Perceptual distance is represented in the clustering solutions by the lengths of the branches needed to connect any two objects. Cluster divisions are interpreted by the experimenter (i.e., there is no alpha value).

MDS Analysis:

Multidimensional scaling analyses produce a spatial representation of the perceptual similarity of free classification data in one or more dimensions.

Kruskal's Non-Metric MDS

Using the R script (mds.txt) and your input file (see example: hclust_in.txt), conduct a non-metric MDS analysis of your similarity data. Metric MDS analyses assume ratio data, whereas the only constraint on non-metric MDS analyses is that the data be ordinal. Thus, the non-metric MDS analysis is more conservative and more appropriate for more different kinds of data. As with the clustering analyses, you must again convert your similarity data to dissimilarity data by subtracting every cell from N (the number of participants in your study). The MDS analysis returns two kinds of information: stress (or overall badness-of-fit of the model) and points (values along each dimension).

ALSCAL

Another non-metric MDS model is ALSCAL. You can use ALSCAL as part of the IBM SPSS Statistics Subscription at https://www.ibm.com/products/spss-statistics. The ALSCAL model has also been implemented in Praat and SPSS (alscal.sps).

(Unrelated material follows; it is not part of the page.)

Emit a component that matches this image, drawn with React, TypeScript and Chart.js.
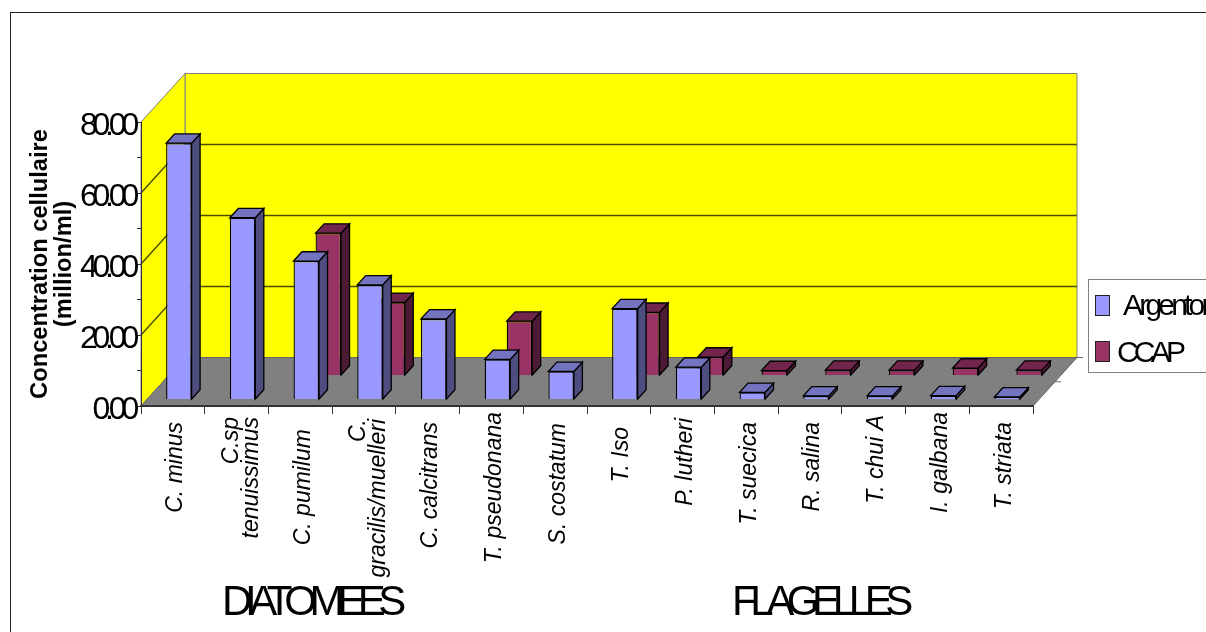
import React, { useEffect, useRef } from "react";
import { Chart, registerables } from "chart.js";

Chart.register(...registerables);

const categories: (string | string[])[] = [
  "C. minus",
  ["C.sp", "tenuissimus"],
  "C. pumilum",
  ["C.", "gracilis/muelleri"],
  "C. calcitrans",
  "T. pseudonana",
  "S. costatum",
  "T. Iso",
  "P. lutheri",
  "T. suecica",
  "R. salina",
  "T. chui A",
  "I. galbana",
  "T. striata",
];
const argentor = [72.2, 51.2, 39.0, 32.3, 22.7, 11.3, 7.9, 25.6, 9.1, 2.0, 1.0, 1.0, 1.1, 0.7];
const ccap = [null, null, 40.1, 20.6, null, 15.3, null, 17.8, 5.2, 1.4, 1.5, 1.5, 2.1, 1.5];
const seriesNames = ["Argentor", "CCAP"];
const groupNames = ["DIATOMEES", "FLAGELLES"];
const yTitle = ["Concentration cellulaire", "(million/ml)"];
// Per-label shift along the axis, so each rotated label sits at its own height.
const labelShift = [0, -5, 7, -3, 0, -10, 1, 5, -4, 0, 0, -7, -10, 0];

const CANVAS_W = 1206;
const CANVAS_H = 632;
// Oblique projection of the floor depth and of one bar's depth.
const FLOOR_DX = 44;
const FLOOR_DY = 48.5;
const BAR_DX = 8.5;
const BAR_DY = 9.3;
// Where each series row stands on the floor.
const ROW_OFFSET = [
  { x: 6, y: -6.5 },
  { x: 28, y: -30.5 },
];
const FRONT = ["#9999FF", "#993366"];
const TOP = ["#7373BF", "#73264D"];
const SIDE = ["#4D4D80", "#4D1A33"];
const EDGE = "#000000";
const WALL = "#FFFF00";
const FLOOR = "#808080";
const WALL_EDGE = "#808080";

function polygon(ctx: CanvasRenderingContext2D, pts: number[][], fill: string, stroke: string, width = 1) {
  ctx.beginPath();
  pts.forEach(([x, y], i) => (i ? ctx.lineTo(x, y) : ctx.moveTo(x, y)));
  ctx.closePath();
  ctx.fillStyle = fill;
  ctx.fill();
  ctx.strokeStyle = stroke;
  ctx.lineWidth = width;
  ctx.stroke();
}

function withSpacing(scale: any, spacing: string) {
  if (scale.__spaced) return;
  const base = scale.drawLabels.bind(scale);
  scale.drawLabels = (area: unknown) => {
    const ctx = scale.ctx;
    ctx.save();
    ctx.letterSpacing = spacing;
    base(area);
    ctx.restore();
  };
  scale.__spaced = true;
}

const scene3d = {
  id: "scene3d",
  beforeDraw(chart: any) {
    const { ctx, scales } = chart;
    const { x: xs, y: ys } = scales;
    withSpacing(ys, "-5.2px");
    if (!xs.__shifted) {
      xs.getLabelItems().forEach((item: any, i: number) => {
        const multi = Array.isArray(item.label);
        item.options.translation[0] += multi ? -5 : 3;
        item.options.translation[1] += labelShift[i] || 0;
      });
      ys.getLabelItems().forEach((item: any) => {
        item.options.translation[1] += 4;
      });
      xs.__shifted = true;
    }

    const l = xs.left;
    const r = xs.right;
    const bottom = ys.getPixelForValue(0);
    const top = ys.getPixelForValue(80);

    ctx.save();
    ctx.fillStyle = "#FFFFFF";
    ctx.fillRect(0, 0, CANVAS_W, CANVAS_H);
    ctx.strokeStyle = "#222222";
    ctx.lineWidth = 1;
    ctx.strokeRect(10.5, 12.5, CANVAS_W + 20, CANVAS_H + 20);

    // Back wall, side wall and floor of the box.
    polygon(ctx, [[l + FLOOR_DX, top - FLOOR_DY], [r + FLOOR_DX, top - FLOOR_DY], [r + FLOOR_DX, bottom - FLOOR_DY], [l + FLOOR_DX, bottom - FLOOR_DY]], WALL, WALL_EDGE);
    polygon(ctx, [[l, top], [l + FLOOR_DX, top - FLOOR_DY], [l + FLOOR_DX, bottom - FLOOR_DY], [l, bottom]], WALL, WALL_EDGE);

    // Value grid wraps from the side wall on to the back wall.
    ctx.strokeStyle = "#4D4D00";
    ctx.lineWidth = 1.4;
    ys.ticks
      .filter((t: any) => t.value % 20 === 0 && t.value > 0 && t.value < 80)
      .forEach((t: any) => {
        const py = ys.getPixelForValue(t.value);
        ctx.beginPath();
        ctx.moveTo(l, py);
        ctx.lineTo(l + FLOOR_DX, py - FLOOR_DY);
        ctx.lineTo(r + FLOOR_DX, py - FLOOR_DY);
        ctx.stroke();
      });

    polygon(ctx, [[l, bottom], [l + FLOOR_DX, bottom - FLOOR_DY], [r + FLOOR_DX, bottom - FLOOR_DY], [r, bottom]], FLOOR, "#666666");

    // Series-axis ticks on the right edge of the floor.
    ctx.strokeStyle = "#666666";
    ctx.lineWidth = 1;
    [0.5, 1].forEach((f) => {
      const px = r + FLOOR_DX * f;
      const py = bottom - FLOOR_DY * f;
      ctx.beginPath();
      ctx.moveTo(px, py);
      ctx.lineTo(px + 6, py);
      ctx.stroke();
    });
    ctx.restore();
  },
  beforeDatasetDraw(chart: any, args: any) {
    const { ctx } = chart;
    const i = args.index;
    const values = chart.data.datasets[i].data;
    ctx.save();
    ctx.translate(ROW_OFFSET[i].x, ROW_OFFSET[i].y);
    args.meta.data.forEach((bar: any, n: number) => {
      if (values[n] == null) return;
      const { x, y, base, width } = bar;
      const right = x + width / 2;
      const left = x - width / 2;
      polygon(ctx, [[right, y], [right + BAR_DX, y - BAR_DY], [right + BAR_DX, base - BAR_DY], [right, base]], SIDE[i], EDGE, 1.3);
      polygon(ctx, [[left, y], [left + BAR_DX, y - BAR_DY], [right + BAR_DX, y - BAR_DY], [right, y]], TOP[i], EDGE, 1.3);
    });
  },
  afterDatasetDraw(chart: any) {
    chart.ctx.restore();
  },
  afterDraw(chart: any) {
    const { ctx } = chart;
    ctx.save();
    ctx.fillStyle = "#000000";
    ctx.textAlign = "left";
    ctx.textBaseline = "alphabetic";

    // Group captions under the category labels.
    ctx.font = '42px "Liberation Sans"';
    ctx.letterSpacing = "-7.4px";
    ctx.fillText(groupNames[0], 222, 615);
    ctx.fillText(groupNames[1], 732, 615);

    // Legend panel, open on the right where it leaves the canvas.
    ctx.letterSpacing = "0px";
    ctx.fillStyle = "#FFFFFF";
    ctx.strokeStyle = "#808080";
    ctx.lineWidth = 1;
    ctx.fillRect(1088.5, 279.5, 130, 93);
    ctx.strokeRect(1088.5, 279.5, 130, 93);
    const swatchY = [295.5, 341.5];
    const textX = [1123, 1117];
    const textY = [315, 361.5];
    const spacing = ["-3.8px", "-4.8px"];
    ctx.font = '30px "Liberation Sans"';
    seriesNames.forEach((name, i) => {
      ctx.letterSpacing = "0px";
      ctx.fillStyle = FRONT[i];
      ctx.strokeStyle = "#222222";
      ctx.fillRect(1095.5, swatchY[i], 14, 20);
      ctx.strokeRect(1095.5, swatchY[i], 14, 20);
      ctx.fillStyle = "#000000";
      ctx.letterSpacing = spacing[i];
      ctx.fillText(name, textX[i], textY[i]);
    });
    ctx.restore();
  },
};

export default function App() {
  const ref = useRef<HTMLCanvasElement>(null);

  useEffect(() => {
    if (!ref.current) return;
    const chart = new Chart(ref.current, {
      type: "bar",
      data: {
        labels: categories as any,
        datasets: [
          { label: seriesNames[0], data: argentor, backgroundColor: FRONT[0], borderColor: EDGE, borderWidth: 1.3, clip: false, grouped: false, barPercentage: 0.4, categoryPercentage: 1 } as any,
          { label: seriesNames[1], data: ccap, backgroundColor: FRONT[1], borderColor: EDGE, borderWidth: 1.3, clip: false, grouped: false, barPercentage: 0.4, categoryPercentage: 1 } as any,
        ],
      },
      options: {
        responsive: false,
        animation: false,
        events: [],
        layout: { padding: { top: 122, right: 173, left: 0, bottom: 0 } },
        plugins: { legend: { display: false }, tooltip: { enabled: false } },
        scales: {
          x: {
            afterFit: (s: any) => { s.height = 226; },
            border: { color: "#333333", width: 2 },
            grid: { drawOnChartArea: false, color: "#333333", tickLength: 8, offset: true },
            ticks: {
              autoSkip: false,
              minRotation: 90,
              maxRotation: 90,
              padding: 8,
              color: "#000000",
              font: { family: '"Liberation Sans"', size: 23, style: "italic", lineHeight: 0.85 },
            },
          },
          y: {
            min: 0,
            max: 80,
            afterFit: (s: any) => { s.width = 141; },
            border: { color: "#333333", width: 1 },
            grid: { drawOnChartArea: false, color: "#333333", tickLength: 4 },
            title: {
              display: true,
              text: yTitle,
              color: "#000000",
              padding: { top: 28.5, bottom: 0 },
              font: { family: '"Liberation Sans"', size: 23.7, weight: "bold", lineHeight: 1 },
            },
            ticks: {
              stepSize: 10,
              autoSkip: false,
              padding: 3,
              color: "#000000",
              font: { family: '"Liberation Sans"', size: 32 },
              callback: (v: any) => (Number(v) % 20 === 0 ? Number(v).toFixed(2) : ""),
            },
          },
        },
      },
      plugins: [scene3d as any],
    });
    return () => chart.destroy();
  }, []);

  return (
    <div style={{ position: "fixed", left: 0, top: 0, width: CANVAS_W, height: CANVAS_H, overflow: "hidden", background: "#fff" }}>
      <canvas ref={ref} width={CANVAS_W} height={CANVAS_H} style={{ display: "block" }} />
    </div>
  );
}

Interpretation of MDS Solutions

To select the number of dimensions to interpret, first make a scree plot to compare the stress level at each number of dimensions that you included in your analysis. You should look for an elbow in the scree plot. That is, you want to choose a dimensionality that substantially reduces stress from the next lowest dimensionality, but that is not substantially worse than the next highest dimensionality. Second, plot the points that were returned to determine whether or not all of the dimensions in your solution are interpretable. In the non-metric MDS conducted in R and in ALSCAL analyses, the resulting similarity space can be rotated and reflected, so interpretation of the space may require rotation to find the most interpretable dimensions. The resulting dimensions should be interpreted as the perceptual dimensions of similarity that were most relevant for the listeners in making their classification judgments. The values along each dimension could be regressed against acoustic measures or other data to confirm your interpretations. As a general rule, the number of items in your analysis should be greater than 4 times the number of the dimensions. For example, if you have 20 items, you should have fewer than 5 dimensions in your solution.

Comparing Across Solutions

Given that most MDS models produce solutions that are invariant with respect to rotation, reflection, and scale, it is not possible to directly compare two or more MDS solutions. To compare the solutions across different participant groups or experimental conditions, you need to conduct an individual differences scaling (INDSCAL) analysis. This model will return a similarity space with your stimulus items as well as weights for each of your participants. The weights can be thought of as perceptually shrinking or stretching each dimension as a result of attention paid to the dimension. INDSCAL solutions cannot be rotated and must be interpreted with the dimensions that are returned. The INDSCAL model has been implemented in Praat and SPSS (indscal72.sps). For an intuitive example of how the INDSCAL model can be used to compare participants groups, see Viken, R. J., Treat, T. A., Nosofsky, R. M., McFall, R. M., & Palmeri, T. J. (2002). Modeling individual differences in perceptual and attentional processes related to bulimic symptoms. Journal of Abnormal Psychology, 111, 598-609.